Money glossary
The words that trip beginners up - in one plain line each. Search for the one you need.
- Brokerage account
- An account that lets you buy and hold investments like stocks and ETFs.
- ETF
- A fund that holds many stocks or bonds but trades like a single stock - a simple way to own a slice of the whole market.
- Fractional shares
- Buying a piece of a share by dollar amount, so you can invest $10 even if one share costs $300.
- Commission
- A fee charged per trade. Many brokers now charge $0 on US stocks and ETFs.
- Expense ratio
- The yearly % a fund charges to run it. Lower is better - 0.03-0.20% is common for index funds.
- Robo-advisor
- Software that builds and manages a diversified portfolio for you, usually for about 0.25% a year.
- IRA
- A tax-advantaged US retirement account.
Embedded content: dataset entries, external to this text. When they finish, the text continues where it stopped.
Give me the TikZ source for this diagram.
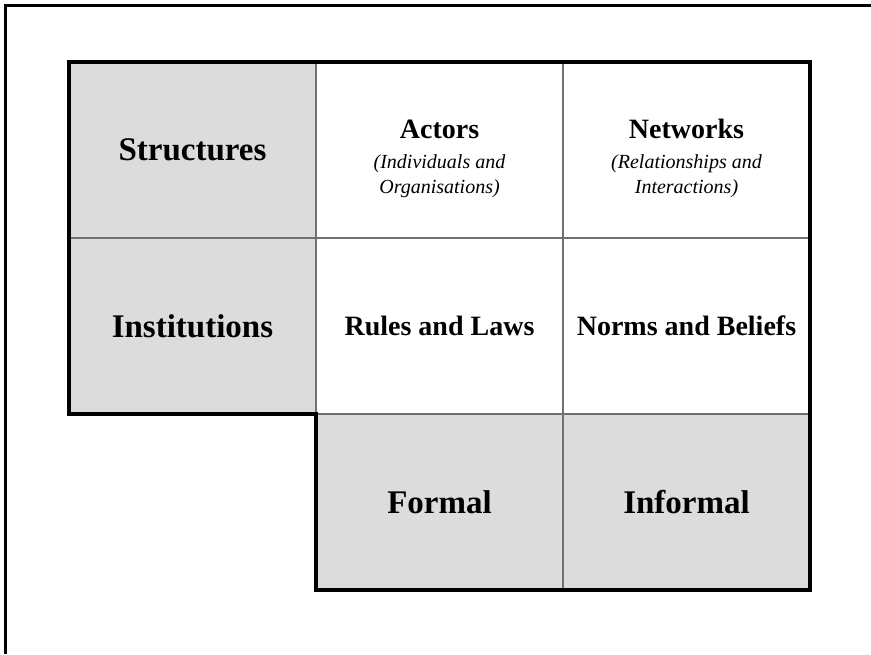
\documentclass[tikz,border=0pt]{standalone}
\usepackage{fontspec}
\setmainfont{Liberation Serif}
\usepackage{tikz}
\usetikzlibrary{positioning}

\definecolor{cellgray}{HTML}{DCDCDC}
\definecolor{gridgray}{HTML}{707070}

\tikzset{
	cell/.style={draw=gridgray, line width=1.4pt, inner sep=0pt, outer sep=0pt,
		minimum width=247pt, minimum height=176pt, align=center,
		font=\fontsize{28}{32}\selectfont\bfseries},
	shadedcell/.style={cell, fill=cellgray, font=\fontsize{33}{38}\selectfont\bfseries},
}
\newcommand{\subtext}[1]{{\fontsize{20}{24}\selectfont\mdseries\itshape #1}}

\begin{document}
\begin{tikzpicture}[x=1pt,y=-1pt]
			\useasboundingbox (0,0) rectangle (871,654);
			% frame of the page
			\draw[line width=3pt] (5,654)--(5,5)--(871,5);
			% top row
			\node[shadedcell] (struct) at (192.5,150) {Structures};
			\node[cell, right=0pt of struct] (actors) {\rule{0pt}{36pt}Actors\\[-2pt]\subtext{(Individuals and}\\[-7pt]\subtext{Organisations)}};
			\node[cell, right=0pt of actors] (networks) {\rule{0pt}{36pt}Networks\\[-2pt]\subtext{(Relationships and}\\[-7pt]\subtext{Interactions)}};
			% middle row
			\node[shadedcell, below=0pt of struct] (inst) {Institutions};
			\node[cell, below=0pt of actors] (rules) {Rules and Laws};
			\node[cell, below=0pt of networks] (norms) {Norms and Beliefs};
			% bottom row
			\node[shadedcell, below=0pt of rules] (formal) {Formal};
			\node[shadedcell, below=0pt of norms] (informal) {Informal};
			% thick outline
			\draw[line width=3.4pt, line join=miter] (struct.north west)--(networks.north east)--(informal.south east)--(formal.south west)--(formal.north west)--(inst.south west)--cycle;
		\end{tikzpicture}
\end{document}
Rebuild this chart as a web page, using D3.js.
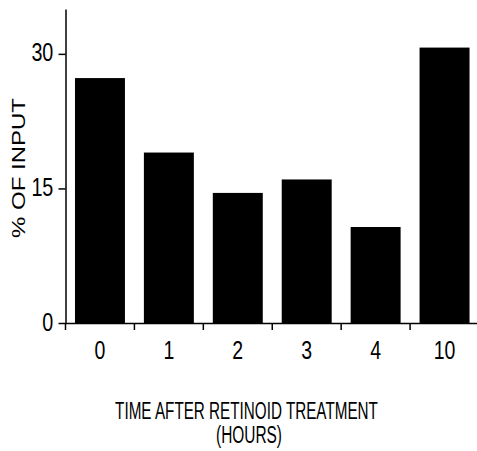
<!DOCTYPE html>
<html>
<head>
<meta charset="utf-8">
<script src="https://cdn.jsdelivr.net/npm/d3@7"></script>
<style>
  body { margin: 0; background: #fff; }
  text { font-family: "Liberation Sans", Arial, Helvetica, sans-serif; fill: #000; }
</style>
</head>
<body>
<div id="container"></div>
<script>
// values
var hours = ["0", "1", "2", "3", "4", "10"]
var percentInput = [27.3, 19.0, 14.5, 16.0, 10.7, 30.7]
var yTicks = [0, 15, 30]

var width = 477
var height = 451

var svg = d3.select("#container")
  .append("svg")
  .attr("width", width)
  .attr("height", height)

var x = d3.scaleBand()
  .domain(hours)
  .range([65.5, 479])
  .paddingInner(0.275)
  .paddingOuter(0.1375)

var y = d3.scaleLinear()
  .domain([0, 35])
  .range([323, 9])

// bars
svg.append("g")
  .selectAll("rect")
  .data(percentInput)
  .enter()
  .append("rect")
  .attr("x", (d, i) => x(hours[i]))
  .attr("y", (d) => y(d))
  .attr("width", x.bandwidth())
  .attr("height", (d) => y(0) - y(d))
  .style("fill", "#000")

// x axis: labels at the band centres, ticks between the bands
var xAxis = svg.append("g")
  .attr("transform", "translate(0," + y(0) + ")")
  .call(d3.axisBottom(x).tickSize(0).tickPadding(18.5))

xAxis.select(".domain").attr("stroke-width", 1.5)
// the lettering in the original is tall and narrow
xAxis.selectAll("text")
  .style("font-size", "25px")
  .attr("transform", "scale(0.78,1)")

var half = (x.step() - x.bandwidth()) / 2
xAxis.selectAll("line.sep")
  .data(hours)
  .enter()
  .append("line")
  .attr("class", "sep")
  .attr("x1", (d) => x(d) - half)
  .attr("x2", (d) => x(d) - half)
  .attr("y1", 0)
  .attr("y2", 7)
  .attr("stroke", "#000")
  .attr("stroke-width", 1.5)

// y axis
var yAxis = svg.append("g")
  .attr("transform", "translate(65.5,0)")
  .call(d3.axisLeft(y).tickValues(yTicks).tickSize(7).tickSizeOuter(0).tickPadding(9))

yAxis.select(".domain").attr("stroke-width", 1.5)
yAxis.selectAll(".tick line").attr("stroke-width", 1.5)
yAxis.selectAll("text")
  .style("font-size", "26px")
  .attr("dy", "0.27em")
  .attr("transform", "scale(0.76,1)")

// squeeze a label to a given width around its centre
function narrowText(cx, cy, rotate, size, wantWidth, label) {
  var g = svg.append("g")
    .attr("transform", "translate(" + cx + "," + cy + ") rotate(" + rotate + ")")
  var t = g.append("text")
    .attr("text-anchor", "middle")
    .style("font-size", size + "px")
    .text(label)
  var k = wantWidth / t.node().getComputedTextLength()
  t.attr("transform", "scale(" + k + ",1)")
}

// axis titles
narrowText(25, 168, -90, 19, 140, "% OF INPUT")
narrowText(246.5, 418.5, 0, 23, 263, "TIME AFTER RETINOID TREATMENT")
narrowText(249, 443, 0, 23, 66, "(HOURS)")
</script>
</body>
</html>
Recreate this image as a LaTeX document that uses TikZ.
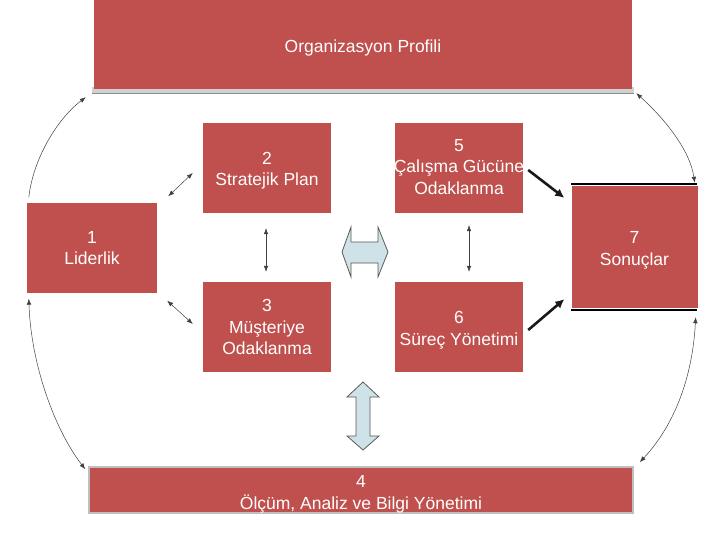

Traditional defers tax; Roth grows tax-free.
- Dollar-cost averaging
- Investing a fixed amount on a schedule, so you buy more when prices are low and less when they're high.
- Mid-market rate
- The 'real' exchange rate banks use between themselves. Transfer fees are often hidden as a markup on top of it.
- FX markup
- The hidden fee baked into a worse exchange rate - usually the biggest cost in an international transfer.
- Spread
- The gap between the buy and sell price. On a crypto 'simple buy', a wide spread can be the real cost.
- Stablecoin
- A crypto designed to hold a steady value (often $1). Still carries risk - not the same as cash in a bank.
- APY / yield
- The annual % return on savings or a crypto 'earn' product. Higher yield almost always means higher risk.
- Counterparty risk
- The risk that the company holding or lending your money fails. Central to crypto 'earn' and lending products.
- KYC
- 'Know Your Customer' - the identity checks a regulated platform must run before you can fund an account.
- ACAT transfer
- The standard US process to move investments from one broker to another without selling them.
- Custody
- Who actually holds your assets. 'Not your keys, not your coins' is the crypto version of this question.
- Volatility
- How much a price swings. Crypto is highly volatile - it can drop fast and far.